As strange as it is to lift up in celebration a series of ads I can personally barely tolerate and might actually despise, well, I think the CEO of Hardee’s / Carl’s Jr. has shown he respects a very specific, narrow band of customers that he apparently considers ideal.

Samantha Hoopes is probably a very smart, intelligent, kind and interesting personality. Yet I feel that I am setting the cause of equality and respect between the sexes back simply by using this obvious and appropriate illustration for my blog post. I HAVE BECOME PART OF THIS VEXING CAPITALIST-SOCIETAL CONUNDRUM.

And though this interview notes that “CKE Restaurants, the parent company of Carl’s and Hardee’s, is privately held and doesn’t disclose financial results” it also notes that its “…sales were up 5 percent at established locations in the second half of its last fiscal year.”
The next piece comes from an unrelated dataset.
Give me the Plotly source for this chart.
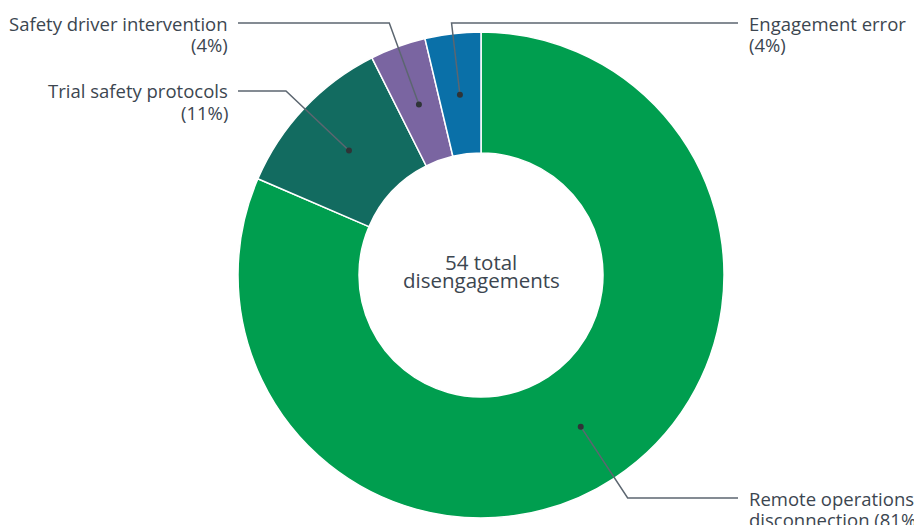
import math
import plotly.graph_objects as go

# ---- data ----
categories = ["Remote operations disconnection", "Trial safety protocols",
              "Safety driver intervention", "Engagement error"]
counts = [44, 6, 2, 2]
label_line1 = ["Remote operations", "Trial safety protocols",
               "Safety driver intervention", "Engagement error"]
label_line2 = ["disconnection (81%)", "(11%)", "(4%)", "(4%)"]
colors = ["#009e4f", "#126b60", "#7a65a1", "#0a70a8"]
center_lines = ["54 total", "disengagements"]

W, H = 922, 525
OFF = 8  # page body margin offset
CX, CY, R_OUT, R_IN = 481 - OFF, 275 - OFF, 243, 122
TEXT = "#3c4650"
LINE = "#5c6670"
FONT = "Open Sans, Noto Sans, sans-serif"

fig = go.Figure(go.Pie(
    labels=categories, values=counts, sort=False, direction="clockwise",
    rotation=0, hole=R_IN / R_OUT, textinfo="none", hoverinfo="label+percent",
    marker=dict(colors=colors, line=dict(color="white", width=1.5)),
    domain=dict(x=[(CX - R_OUT) / W, (CX + R_OUT) / W],
                y=[1 - (CY + R_OUT) / H, 1 - (CY - R_OUT) / H]),
    showlegend=False,
))

# leader lines: radial from mid-ring dot to an elbow level, then horizontal
elbow_y = [498 - OFF, 91 - OFF, 23 - OFF, 23 - OFF]
side = ["right", "left", "left", "right"]
total = sum(counts)
cum = 0
shapes, annotations = [], []
r_dot = (R_OUT + R_IN) / 2 - 1
px = lambda x: x / W
py = lambda y: 1 - y / H
for i, v in enumerate(counts):
    mid = (cum + v / 2) / total * 2 * math.pi
    cum += v
    ux, uy = math.sin(mid), -math.cos(mid)
    dx, dy = CX + r_dot * ux, CY + r_dot * uy
    t = (elbow_y[i] - dy) / uy
    ex, ey = dx + t * ux, elbow_y[i]
    hx = (738 if side[i] == "right" else 238) - OFF
    shapes.append(dict(type="path", xref="paper", yref="paper",
                       path=f"M {px(dx)} {py(dy)} L {px(ex)} {py(ey)} L {px(hx)} {py(ey)}",
                       line=dict(color=LINE, width=1.5)))
    shapes.append(dict(type="circle", xref="paper", yref="paper",
                       x0=px(dx - 3), x1=px(dx + 3), y0=py(dy + 3), y1=py(dy - 3),
                       fillcolor="#2f3437", line=dict(width=0)))
    tx = (747 if side[i] == "right" else 230) - OFF
    for k, txt in enumerate([label_line1[i], label_line2[i]]):
        annotations.append(dict(
            x=px(tx), y=py(ey + k * 21), xref="paper", yref="paper",
            text=txt, showarrow=False,
            xanchor="left" if side[i] == "right" else "right", yanchor="middle",
            font=dict(family=FONT, size=18.5, color=TEXT)))

for line, yc in zip(center_lines, [262 - OFF, 280 - OFF]):
    annotations.append(dict(x=px(CX), y=py(yc), xref="paper", yref="paper",
                            text=line, showarrow=False, xanchor="center", yanchor="middle",
                            font=dict(family=FONT, size=20.5, color=TEXT)))

fig.update_layout(width=W, height=H, margin=dict(l=0, r=0, t=0, b=0),
                  paper_bgcolor="white", plot_bgcolor="white",
                  shapes=shapes, annotations=annotations)
fig.write_html("out.html")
So I guess this supports that Hardee’s / Carl’s Jr.’s CEO’s customers who are probably all young, burger-eating guys, feel his respect. And they reward his respect with their dollar bills, tucked into the CKE coffers.

I’ve discussed this tricky, unpleasant topic before in this blog.

His women-as-sex-object approach keeps working, though, I think because it creates the sensation that Hardee’s/Carl’s Jr. is a personality which is defined, distinct, consistent, and readily identifiable.

And as I say in Chapter Seven of Selling Eating, a brand voice is sort of all you have in the end, as a company:

“…You can change the menu, change the interior, redo the logo, move to new locations, and hire a different spokesman when yours dies. If you retain your personality and brand voice through it all, your customers will remain loyal.”

So look how consistent this latest ad is with the ads of several years ago.

Also, enjoy Jimmy Kimmel’s riffing—something he can do because he knows his viewers easily understand the clarity of the Hardee’s / Carl’s Jr. brand voice. (h/t Adweek)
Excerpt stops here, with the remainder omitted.